> _Task statement_: Your task is to retype, word for word, the lines from the start of the data through the line holding "6800, 8930, 11300];". Do not include the pictures.

> _Material_:
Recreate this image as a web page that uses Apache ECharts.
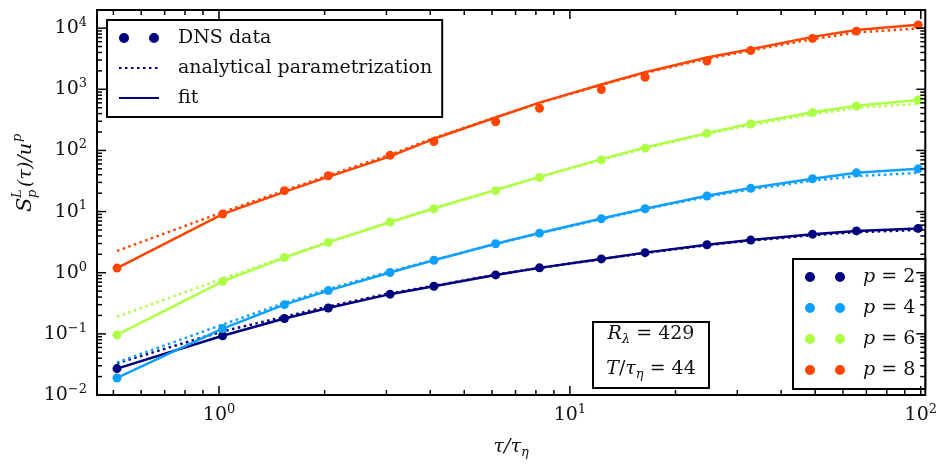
<!DOCTYPE html>
<html>
<head>
<meta charset="utf-8">
<script src="https://cdn.jsdelivr.net/npm/echarts@6/dist/echarts.min.js"></script>
<style>
html, body { margin: 0; padding: 0; background: #fff; }
#chart { width: 940px; height: 464px; }
</style>
</head>
<body>
<div id="chart"></div>
<script>
// time lags tau / tau_eta
var tau = [0.512, 1.024, 1.536, 2.048, 3.072, 4.096, 6.144, 8.192, 12.29, 16.38, 24.58, 32.77, 49.15, 65.54, 98.3];

// DNS data
var dnsP2 = [0.027, 0.093, 0.178, 0.265, 0.446, 0.60, 0.92, 1.2, 1.68, 2.13, 2.87, 3.42, 4.27, 4.83, 5.3];
var dnsP4 = [0.019, 0.122, 0.30, 0.51, 1.01, 1.6, 2.98, 4.43, 7.64, 11.1, 18, 24, 34.4, 43, 50];
var dnsP6 = [0.096, 0.72, 1.77, 3.13, 6.76, 11.1, 22, 36, 70, 109, 191, 270, 417, 533, 667];
var dnsP8 = [1.19, 9.1, 22, 38.5, 83, 140, 294, 490, 993, 1570, 2890, 4300, 6800, 8930, 11300];

// fit
var fitP2 = [0.027, 0.093, 0.178, 0.265, 0.446, 0.60, 0.92, 1.2, 1.68, 2.13, 2.87, 3.42, 4.27, 4.83, 5.3];
var fitP4 = [0.019, 0.122, 0.30, 0.51, 1.01, 1.6, 2.98, 4.45, 7.7, 11.1, 18.2, 24.2, 34.5, 43, 50];
var fitP6 = [0.096, 0.72, 1.77, 3.13, 6.7, 11.2, 22.5, 37, 72, 112, 192, 275, 420, 540, 670];
var fitP8 = [1.19, 9.1, 21, 37, 80, 155, 345, 605, 1200, 1900, 3300, 4500, 7200, 9300, 11400];

// analytical parametrization
var anaP2 = [0.033, 0.11, 0.19, 0.28, 0.46, 0.61, 0.93, 1.2, 1.67, 2.1, 2.82, 3.35, 4.1, 4.6, 5.0];
var anaP4 = [0.034, 0.142, 0.32, 0.54, 1.05, 1.62, 2.95, 4.4, 7.5, 10.9, 17.5, 23, 32, 38, 43];
var anaP6 = [0.19, 0.8, 1.8, 3.2, 6.8, 11.5, 22.5, 36.5, 70, 108, 185, 260, 390, 495, 580];
var anaP8 = [2.27, 9.8, 22, 39, 85, 160, 350, 600, 1180, 1850, 3150, 4300, 6600, 8500, 9900];

var orderNames = ['p = 2', 'p = 4', 'p = 6', 'p = 8'];
var orderColors = ['#000080', '#0FA0FF', '#ADFF45', '#FF4500'];
var dnsAll = [dnsP2, dnsP4, dnsP6, dnsP8];
var fitAll = [fitP2, fitP4, fitP6, fitP8];
var anaAll = [anaP2, anaP4, anaP6, anaP8];

var xRange = [0.449, 103];
var yRange = [0.01, 19800];
var xMajor = [1, 10, 100];
var yMajor = [0.01, 0.1, 1, 10, 100, 1000, 10000];

var serif = '"DejaVu Serif", serif';
var twoDots = 'path://M0,5a5,5 0 1,0 10,0a5,5 0 1,0 -10,0zM30,5a5,5 0 1,0 10,0a5,5 0 1,0 -10,0z';

function pairs(ys) {
    return tau.map(function (t, i) { return [t, ys[i]]; });
}

function minorTicks(range) {
    var out = [];
    for (var e = Math.floor(Math.log10(range[0])); e <= Math.ceil(Math.log10(range[1])); e++) {
        for (var m = 2; m <= 9; m++) {
            var v = m * Math.pow(10, e);
            if (v > range[0] && v < range[1]) out.push(v);
        }
    }
    return out;
}

// tick marks on all four sides, pointing in
function tickSeries(major, minor, dir) {
    var data = major.map(function (v) { return [v, 9]; })
        .concat(minor.map(function (v) { return [v, 5]; }));
    return {
        type: 'custom',
        silent: true,
        z: 10,
        data: data.map(function (d) { return dir === 'x' ? [d[0], 1, d[1]] : [1, d[0], d[1]]; }),
        renderItem: function (params, api) {
            var cs = params.coordSys;
            var len = api.value(2);
            var st = { stroke: '#000', lineWidth: 1.5 };
            if (dir === 'x') {
                var x = api.coord([api.value(0), 1])[0];
                return { type: 'group', children: [
                    { type: 'line', shape: { x1: x, y1: cs.y + cs.height, x2: x, y2: cs.y + cs.height - len }, style: st },
                    { type: 'line', shape: { x1: x, y1: cs.y, x2: x, y2: cs.y + len }, style: st }
                ] };
            }
            var y = api.coord([1, api.value(1)])[1];
            return { type: 'group', children: [
                { type: 'line', shape: { x1: cs.x, y1: y, x2: cs.x + len, y2: y }, style: st },
                { type: 'line', shape: { x1: cs.x + cs.width, y1: y, x2: cs.x + cs.width - len, y2: y }, style: st }
            ] };
        }
    };
}

function powLabel(v) {
    var e = Math.log10(v);
    var r = Math.round(e);
    if (Math.abs(e - r) > 1e-6) return '';
    return '{b|10}{s|' + (r < 0 ? '\u2212' + (-r) : r) + '}';
}

var labelRich = {
    b: { fontFamily: serif, fontSize: 19, lineHeight: 24, color: '#111' },
    s: { fontFamily: serif, fontSize: 13, lineHeight: 14, verticalAlign: 'top', color: '#111' }
};

var series = [];
orderNames.forEach(function (name, i) {
    series.push({
        name: name, type: 'scatter', data: pairs(dnsAll[i]),
        symbolSize: 9, itemStyle: { color: orderColors[i], opacity: 1 }, z: 4
    });
    series.push({
        name: 'fit ' + name, type: 'line', data: pairs(fitAll[i]),
        symbol: 'none', lineStyle: { color: orderColors[i], width: 2.5 }, z: 3
    });
    series.push({
        name: 'analytical ' + name, type: 'line', data: pairs(anaAll[i]),
        symbol: 'none', lineStyle: { color: orderColors[i], width: 2.5, type: [2.5, 3.5] }, z: 3
    });
});
// legend-only entries
series.push({ name: 'DNS data', type: 'scatter', data: [], itemStyle: { color: '#000080', opacity: 1 } });
series.push({ name: 'analytical parametrization', type: 'line', data: [], symbol: 'none',
    lineStyle: { color: '#000080', width: 2.5, type: [2.5, 3.5] }, itemStyle: { color: '#000080' } });
series.push({ name: 'fit', type: 'line', data: [], symbol: 'none',
    lineStyle: { color: '#000080', width: 2.5 }, itemStyle: { color: '#000080' } });
series.push(tickSeries(xMajor, minorTicks(xRange), 'x'));
series.push(tickSeries(yMajor, minorTicks(yRange), 'y'));

var chart = echarts.init(document.getElementById('chart'));
var option = {
    animation: false,
    backgroundColor: '#fff',
    grid: {
        left: 97, top: 10, width: 835, height: 389,
        show: true, borderColor: '#000', borderWidth: 2, backgroundColor: 'transparent'
    },
    xAxis: {
        type: 'log', min: xRange[0], max: xRange[1],
        axisLine: { show: false }, axisTick: { show: false }, splitLine: { show: false },
        axisLabel: { margin: 8, formatter: powLabel, rich: labelRich },
        name: '{i|\u03c4/\u03c4}{sub|\u03b7}',
        nameLocation: 'middle', nameGap: 40,
        nameTextStyle: {
            rich: {
                i: { fontFamily: serif, fontSize: 19, fontStyle: 'italic', lineHeight: 24, color: '#111' },
                sub: { fontFamily: serif, fontSize: 13, fontStyle: 'italic', lineHeight: 8, verticalAlign: 'bottom', color: '#111' }
            }
        }
    },
    yAxis: {
        type: 'log', min: yRange[0], max: yRange[1],
        axisLine: { show: false }, axisTick: { show: false }, splitLine: { show: false },
        axisLabel: { margin: 10, formatter: powLabel, rich: labelRich }
    },
    legend: [{
        data: [
            { name: 'DNS data', icon: twoDots },
            { name: 'analytical parametrization', itemStyle: { opacity: 0 } },
            { name: 'fit', itemStyle: { opacity: 0 } }
        ],
        orient: 'vertical', left: 107, top: 20,
        padding: [7, 10, 8, 11], itemGap: 8, itemWidth: 40, itemHeight: 10,
        borderColor: '#000', borderWidth: 2, backgroundColor: '#fff',
        selectedMode: false,
        textStyle: { fontFamily: serif, fontSize: 19, lineHeight: 22, color: '#111', padding: [0, 0, 0, 14] }
    }, {
        data: orderNames.map(function (n) { return { name: n, icon: twoDots }; }),
        orient: 'vertical', left: 793, top: 259,
        padding: [7, 10, 8, 12], itemGap: 9, itemWidth: 40, itemHeight: 10,
        borderColor: '#000', borderWidth: 2, backgroundColor: '#fff',
        selectedMode: false,
        formatter: function (n) { return '{i|p}{n|' + n.slice(1) + '}'; },
        textStyle: {
            fontFamily: serif, fontSize: 19, lineHeight: 22, color: '#111', padding: [0, 0, 0, 13],
            rich: {
                i: { fontFamily: serif, fontSize: 19, fontStyle: 'italic', lineHeight: 22, color: '#111' },
                n: { fontFamily: serif, fontSize: 19, lineHeight: 22, color: '#111' }
            }
        }
    }],
    graphic: [
        {
            type: 'rect', z: 20,
            shape: { x: 593, y: 322, width: 116, height: 66 },
            style: { fill: '#fff', stroke: '#000', lineWidth: 2 }
        },
        {
            type: 'text', z: 21, x: 651, y: 334,
            style: {
                text: '{i|R}{sub|\u03bb}{n| = 429}', align: 'center', verticalAlign: 'middle',
                rich: {
                    i: { fontFamily: serif, fontSize: 19, fontStyle: 'italic', lineHeight: 24, fill: '#111' },
                    n: { fontFamily: serif, fontSize: 19, lineHeight: 24, fill: '#111' },
                    sub: { fontFamily: serif, fontSize: 13, fontStyle: 'italic', lineHeight: 8, verticalAlign: 'bottom', fill: '#111' }
                }
            }
        },
        {
            type: 'text', z: 21, x: 651, y: 369,
            style: {
                text: '{i|T}{n|/}{i|\u03c4}{sub|\u03b7}{n| = 44}', align: 'center', verticalAlign: 'middle',
                rich: {
                    i: { fontFamily: serif, fontSize: 19, fontStyle: 'italic', lineHeight: 24, fill: '#111' },
                    n: { fontFamily: serif, fontSize: 19, lineHeight: 24, fill: '#111' },
                    sub: { fontFamily: serif, fontSize: 13, fontStyle: 'italic', lineHeight: 8, verticalAlign: 'bottom', fill: '#111' }
                }
            }
        },
        {
            // y axis title, reading bottom to top
            type: 'group', x: 26, y: 212, rotation: Math.PI / 2,
            children: [
                { type: 'text', x: 0, y: 0, style: { text: 'S', font: 'italic 21px ' + serif, fill: '#111', verticalAlign: 'middle' } },
                { type: 'text', x: 14, y: -8, style: { text: 'L', font: 'italic 13px ' + serif, fill: '#111', verticalAlign: 'middle' } },
                { type: 'text', x: 14, y: 7, style: { text: 'p', font: 'italic 13px ' + serif, fill: '#111', verticalAlign: 'middle' } },
                { type: 'text', x: 25, y: 0, style: { text: '(\u03c4)/u', font: 'italic 19px ' + serif, fill: '#111', verticalAlign: 'middle' } },
                { type: 'text', x: 70, y: -8, style: { text: 'p', font: 'italic 13px ' + serif, fill: '#111', verticalAlign: 'middle' } }
            ]
        }
    ],
    series: series
};
chart.setOption(option);
</script>
</body>
</html>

> _Complete output_:
Recreate this image as a web page that uses Apache ECharts.
<!DOCTYPE html>
<html>
<head>
<meta charset="utf-8">
<script src="https://cdn.jsdelivr.net/npm/echarts@6/dist/echarts.min.js"></script>
<style>
html, body { margin: 0; padding: 0; background: #fff; }
#chart { width: 940px; height: 464px; }
</style>
</head>
<body>
<div id="chart"></div>
<script>
// time lags tau / tau_eta
var tau = [0.512, 1.024, 1.536, 2.048, 3.072, 4.096, 6.144, 8.192, 12.29, 16.38, 24.58, 32.77, 49.15, 65.54, 98.3];

// DNS data
var dnsP2 = [0.027, 0.093, 0.178, 0.265, 0.446, 0.60, 0.92, 1.2, 1.68, 2.13, 2.87, 3.42, 4.27, 4.83, 5.3];
var dnsP4 = [0.019, 0.122, 0.30, 0.51, 1.01, 1.6, 2.98, 4.43, 7.64, 11.1, 18, 24, 34.4, 43, 50];
var dnsP6 = [0.096, 0.72, 1.77, 3.13, 6.76, 11.1, 22, 36, 70, 109, 191, 270, 417, 533, 667];
var dnsP8 = [1.19, 9.1, 22, 38.5, 83, 140, 294, 490, 993, 1570, 2890, 4300, 6800, 8930, 11300];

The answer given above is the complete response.